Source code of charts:
──────────────────────────────
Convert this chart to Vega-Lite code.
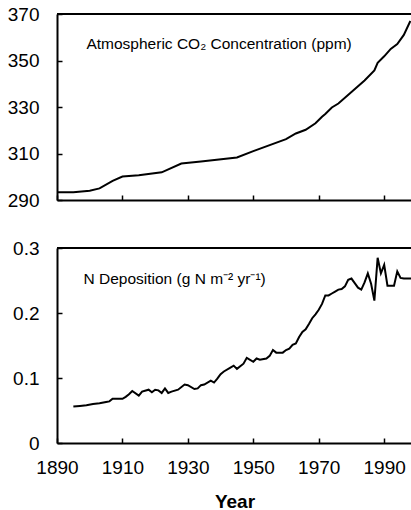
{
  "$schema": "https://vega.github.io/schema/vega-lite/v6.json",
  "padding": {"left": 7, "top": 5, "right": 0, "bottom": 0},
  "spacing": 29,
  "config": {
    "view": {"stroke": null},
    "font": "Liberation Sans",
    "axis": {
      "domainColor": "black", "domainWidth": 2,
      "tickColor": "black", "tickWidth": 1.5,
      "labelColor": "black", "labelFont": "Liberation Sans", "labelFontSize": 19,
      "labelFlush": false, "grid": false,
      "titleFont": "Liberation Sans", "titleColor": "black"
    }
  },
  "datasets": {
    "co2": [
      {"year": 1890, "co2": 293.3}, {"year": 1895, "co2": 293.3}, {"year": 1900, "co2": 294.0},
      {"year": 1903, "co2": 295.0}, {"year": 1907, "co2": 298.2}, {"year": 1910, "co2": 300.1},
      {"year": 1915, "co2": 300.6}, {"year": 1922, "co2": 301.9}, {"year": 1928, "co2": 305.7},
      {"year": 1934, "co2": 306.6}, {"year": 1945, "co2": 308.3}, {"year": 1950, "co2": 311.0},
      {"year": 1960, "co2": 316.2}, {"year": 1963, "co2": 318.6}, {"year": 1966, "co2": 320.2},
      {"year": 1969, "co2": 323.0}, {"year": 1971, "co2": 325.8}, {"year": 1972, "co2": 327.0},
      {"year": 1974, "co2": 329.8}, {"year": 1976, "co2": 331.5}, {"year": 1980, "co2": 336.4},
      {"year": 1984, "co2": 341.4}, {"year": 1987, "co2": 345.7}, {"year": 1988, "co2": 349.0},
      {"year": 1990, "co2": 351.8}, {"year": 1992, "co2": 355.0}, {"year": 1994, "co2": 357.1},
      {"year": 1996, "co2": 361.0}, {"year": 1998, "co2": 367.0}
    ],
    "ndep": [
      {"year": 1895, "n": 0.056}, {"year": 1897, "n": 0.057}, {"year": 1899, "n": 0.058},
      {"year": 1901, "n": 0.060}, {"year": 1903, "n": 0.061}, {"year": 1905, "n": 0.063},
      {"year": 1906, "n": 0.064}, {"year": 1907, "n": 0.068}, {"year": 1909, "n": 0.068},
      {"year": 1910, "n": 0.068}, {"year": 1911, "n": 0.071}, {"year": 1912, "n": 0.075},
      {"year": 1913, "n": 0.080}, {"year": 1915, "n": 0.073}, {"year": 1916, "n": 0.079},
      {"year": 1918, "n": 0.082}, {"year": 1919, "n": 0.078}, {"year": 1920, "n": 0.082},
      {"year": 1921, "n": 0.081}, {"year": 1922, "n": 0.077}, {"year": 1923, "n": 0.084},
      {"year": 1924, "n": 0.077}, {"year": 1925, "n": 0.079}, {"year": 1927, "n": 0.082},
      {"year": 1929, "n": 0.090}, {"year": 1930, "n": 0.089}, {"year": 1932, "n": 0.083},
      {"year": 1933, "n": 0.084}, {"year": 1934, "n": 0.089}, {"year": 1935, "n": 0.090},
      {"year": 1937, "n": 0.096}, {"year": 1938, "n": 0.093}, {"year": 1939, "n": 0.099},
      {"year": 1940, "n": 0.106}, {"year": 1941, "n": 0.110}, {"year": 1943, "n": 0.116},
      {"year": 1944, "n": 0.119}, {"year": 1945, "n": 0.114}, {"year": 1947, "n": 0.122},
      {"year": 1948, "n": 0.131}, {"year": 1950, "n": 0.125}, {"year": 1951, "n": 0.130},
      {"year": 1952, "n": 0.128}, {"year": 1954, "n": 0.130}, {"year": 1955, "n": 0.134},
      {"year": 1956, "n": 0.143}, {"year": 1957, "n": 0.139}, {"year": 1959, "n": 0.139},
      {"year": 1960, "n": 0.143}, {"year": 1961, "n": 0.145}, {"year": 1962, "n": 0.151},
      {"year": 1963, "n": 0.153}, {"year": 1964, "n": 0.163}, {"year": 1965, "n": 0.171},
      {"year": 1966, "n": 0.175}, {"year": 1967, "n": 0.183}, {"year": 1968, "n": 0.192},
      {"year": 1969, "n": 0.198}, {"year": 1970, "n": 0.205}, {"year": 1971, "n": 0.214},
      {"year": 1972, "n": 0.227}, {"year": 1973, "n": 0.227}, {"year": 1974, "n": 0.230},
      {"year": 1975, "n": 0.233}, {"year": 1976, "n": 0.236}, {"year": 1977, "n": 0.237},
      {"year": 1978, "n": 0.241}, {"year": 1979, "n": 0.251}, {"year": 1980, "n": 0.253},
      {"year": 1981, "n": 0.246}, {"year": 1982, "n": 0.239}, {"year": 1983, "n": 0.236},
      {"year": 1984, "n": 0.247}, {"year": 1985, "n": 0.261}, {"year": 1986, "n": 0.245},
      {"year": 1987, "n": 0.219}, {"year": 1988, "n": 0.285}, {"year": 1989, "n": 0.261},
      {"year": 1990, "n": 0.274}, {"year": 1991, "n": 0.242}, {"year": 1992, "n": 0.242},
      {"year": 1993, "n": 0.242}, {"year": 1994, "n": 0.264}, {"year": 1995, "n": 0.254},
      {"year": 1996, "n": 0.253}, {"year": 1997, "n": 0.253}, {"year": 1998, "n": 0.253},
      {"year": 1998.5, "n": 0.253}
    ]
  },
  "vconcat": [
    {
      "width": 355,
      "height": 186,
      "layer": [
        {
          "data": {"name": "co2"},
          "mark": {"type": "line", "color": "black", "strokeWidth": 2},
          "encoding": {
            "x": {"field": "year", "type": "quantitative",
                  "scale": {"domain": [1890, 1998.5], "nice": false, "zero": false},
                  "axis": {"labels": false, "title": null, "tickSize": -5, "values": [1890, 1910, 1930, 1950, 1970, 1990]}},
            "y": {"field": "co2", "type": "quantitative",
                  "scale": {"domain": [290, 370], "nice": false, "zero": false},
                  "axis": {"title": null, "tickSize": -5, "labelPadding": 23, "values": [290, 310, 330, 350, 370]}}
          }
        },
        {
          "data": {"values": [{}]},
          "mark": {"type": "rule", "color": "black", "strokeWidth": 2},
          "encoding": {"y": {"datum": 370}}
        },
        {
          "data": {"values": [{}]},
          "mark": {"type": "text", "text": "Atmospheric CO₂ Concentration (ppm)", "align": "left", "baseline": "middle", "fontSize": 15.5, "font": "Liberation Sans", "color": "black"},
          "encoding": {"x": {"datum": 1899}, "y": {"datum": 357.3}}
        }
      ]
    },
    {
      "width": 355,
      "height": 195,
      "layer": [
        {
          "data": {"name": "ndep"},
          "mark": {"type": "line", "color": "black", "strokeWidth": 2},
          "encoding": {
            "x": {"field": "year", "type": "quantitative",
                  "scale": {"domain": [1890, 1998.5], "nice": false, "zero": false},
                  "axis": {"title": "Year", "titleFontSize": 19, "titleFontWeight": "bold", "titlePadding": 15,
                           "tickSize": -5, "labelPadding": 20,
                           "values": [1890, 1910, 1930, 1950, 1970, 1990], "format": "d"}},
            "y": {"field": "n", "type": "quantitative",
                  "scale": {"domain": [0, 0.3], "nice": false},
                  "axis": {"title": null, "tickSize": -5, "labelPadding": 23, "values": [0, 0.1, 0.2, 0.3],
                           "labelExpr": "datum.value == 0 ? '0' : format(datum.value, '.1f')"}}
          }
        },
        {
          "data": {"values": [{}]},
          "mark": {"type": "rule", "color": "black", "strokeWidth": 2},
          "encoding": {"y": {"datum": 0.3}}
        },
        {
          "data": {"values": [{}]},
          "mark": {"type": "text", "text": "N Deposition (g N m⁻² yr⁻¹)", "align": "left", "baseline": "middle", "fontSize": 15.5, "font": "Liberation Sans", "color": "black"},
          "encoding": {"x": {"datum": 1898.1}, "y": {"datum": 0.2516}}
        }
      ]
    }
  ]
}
──────────────────────────────
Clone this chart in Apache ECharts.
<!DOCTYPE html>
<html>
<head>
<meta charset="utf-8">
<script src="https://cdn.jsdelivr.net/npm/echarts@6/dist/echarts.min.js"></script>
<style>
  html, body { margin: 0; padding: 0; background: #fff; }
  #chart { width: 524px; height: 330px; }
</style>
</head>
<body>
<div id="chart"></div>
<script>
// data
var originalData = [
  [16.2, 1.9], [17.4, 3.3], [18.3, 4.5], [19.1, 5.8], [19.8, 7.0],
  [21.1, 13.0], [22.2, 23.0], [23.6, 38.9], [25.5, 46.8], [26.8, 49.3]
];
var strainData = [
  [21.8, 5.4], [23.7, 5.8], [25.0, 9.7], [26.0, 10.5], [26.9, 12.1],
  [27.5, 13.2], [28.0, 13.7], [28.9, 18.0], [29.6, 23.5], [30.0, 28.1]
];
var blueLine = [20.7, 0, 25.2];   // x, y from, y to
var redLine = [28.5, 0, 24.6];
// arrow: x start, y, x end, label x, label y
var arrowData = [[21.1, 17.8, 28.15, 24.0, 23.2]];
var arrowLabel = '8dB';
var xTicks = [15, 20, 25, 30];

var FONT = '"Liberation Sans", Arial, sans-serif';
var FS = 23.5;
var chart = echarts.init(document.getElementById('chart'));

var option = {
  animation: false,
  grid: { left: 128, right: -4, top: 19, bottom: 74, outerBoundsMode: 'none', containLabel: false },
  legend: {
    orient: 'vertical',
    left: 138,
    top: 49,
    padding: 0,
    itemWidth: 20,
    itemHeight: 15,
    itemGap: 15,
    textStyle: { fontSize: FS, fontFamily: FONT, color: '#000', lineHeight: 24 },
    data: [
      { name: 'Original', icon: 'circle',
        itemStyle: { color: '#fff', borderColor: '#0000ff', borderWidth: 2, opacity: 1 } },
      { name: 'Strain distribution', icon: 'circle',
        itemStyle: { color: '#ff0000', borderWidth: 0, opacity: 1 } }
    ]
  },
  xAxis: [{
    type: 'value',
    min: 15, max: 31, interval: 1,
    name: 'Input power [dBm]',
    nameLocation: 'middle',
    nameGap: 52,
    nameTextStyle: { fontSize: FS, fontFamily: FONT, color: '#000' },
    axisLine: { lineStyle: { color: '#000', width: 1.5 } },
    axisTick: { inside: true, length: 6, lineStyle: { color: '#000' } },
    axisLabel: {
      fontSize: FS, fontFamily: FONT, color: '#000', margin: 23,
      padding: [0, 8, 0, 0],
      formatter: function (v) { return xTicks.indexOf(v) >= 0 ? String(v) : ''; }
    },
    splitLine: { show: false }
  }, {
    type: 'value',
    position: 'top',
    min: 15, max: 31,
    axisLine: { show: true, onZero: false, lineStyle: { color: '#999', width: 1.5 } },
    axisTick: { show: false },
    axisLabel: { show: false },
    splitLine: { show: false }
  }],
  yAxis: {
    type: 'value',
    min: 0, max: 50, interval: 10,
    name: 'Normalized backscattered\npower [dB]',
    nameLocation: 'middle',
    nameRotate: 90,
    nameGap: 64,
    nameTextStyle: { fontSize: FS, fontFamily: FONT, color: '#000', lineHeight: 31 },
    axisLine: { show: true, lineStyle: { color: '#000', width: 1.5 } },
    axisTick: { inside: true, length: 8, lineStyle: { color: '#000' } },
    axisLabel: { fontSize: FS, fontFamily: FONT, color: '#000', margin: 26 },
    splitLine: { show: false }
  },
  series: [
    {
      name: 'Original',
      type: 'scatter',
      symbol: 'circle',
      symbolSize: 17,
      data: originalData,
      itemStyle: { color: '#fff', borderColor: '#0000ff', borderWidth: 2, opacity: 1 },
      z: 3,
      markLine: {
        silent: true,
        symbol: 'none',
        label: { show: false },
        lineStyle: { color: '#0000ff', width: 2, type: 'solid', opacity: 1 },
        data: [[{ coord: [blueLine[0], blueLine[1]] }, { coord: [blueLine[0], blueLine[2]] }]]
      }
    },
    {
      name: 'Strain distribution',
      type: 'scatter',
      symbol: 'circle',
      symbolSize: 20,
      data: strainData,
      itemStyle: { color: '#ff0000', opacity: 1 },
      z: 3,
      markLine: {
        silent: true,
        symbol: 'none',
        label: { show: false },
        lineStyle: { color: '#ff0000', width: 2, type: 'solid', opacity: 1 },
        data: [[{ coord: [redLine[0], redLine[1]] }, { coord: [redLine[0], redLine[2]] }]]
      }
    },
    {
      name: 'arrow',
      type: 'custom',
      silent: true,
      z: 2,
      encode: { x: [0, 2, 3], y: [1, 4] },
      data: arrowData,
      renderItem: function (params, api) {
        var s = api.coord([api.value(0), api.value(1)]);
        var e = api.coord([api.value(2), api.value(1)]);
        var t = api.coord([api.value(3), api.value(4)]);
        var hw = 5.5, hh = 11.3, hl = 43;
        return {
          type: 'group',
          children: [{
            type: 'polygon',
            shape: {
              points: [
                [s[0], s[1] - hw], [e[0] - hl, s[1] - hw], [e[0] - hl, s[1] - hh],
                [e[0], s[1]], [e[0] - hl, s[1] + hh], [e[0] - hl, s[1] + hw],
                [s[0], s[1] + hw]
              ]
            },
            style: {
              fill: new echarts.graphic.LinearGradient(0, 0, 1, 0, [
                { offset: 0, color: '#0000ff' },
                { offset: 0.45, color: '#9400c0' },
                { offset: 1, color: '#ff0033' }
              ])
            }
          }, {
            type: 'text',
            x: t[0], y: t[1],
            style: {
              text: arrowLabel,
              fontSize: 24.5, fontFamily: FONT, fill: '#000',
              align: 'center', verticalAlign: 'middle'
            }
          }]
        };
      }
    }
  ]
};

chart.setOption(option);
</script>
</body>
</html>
──────────────────────────────
Check every line of the data above for the string "this", and copy those that have it.

[The response]
Convert this chart to Vega-Lite code.
Clone this chart in Apache ECharts.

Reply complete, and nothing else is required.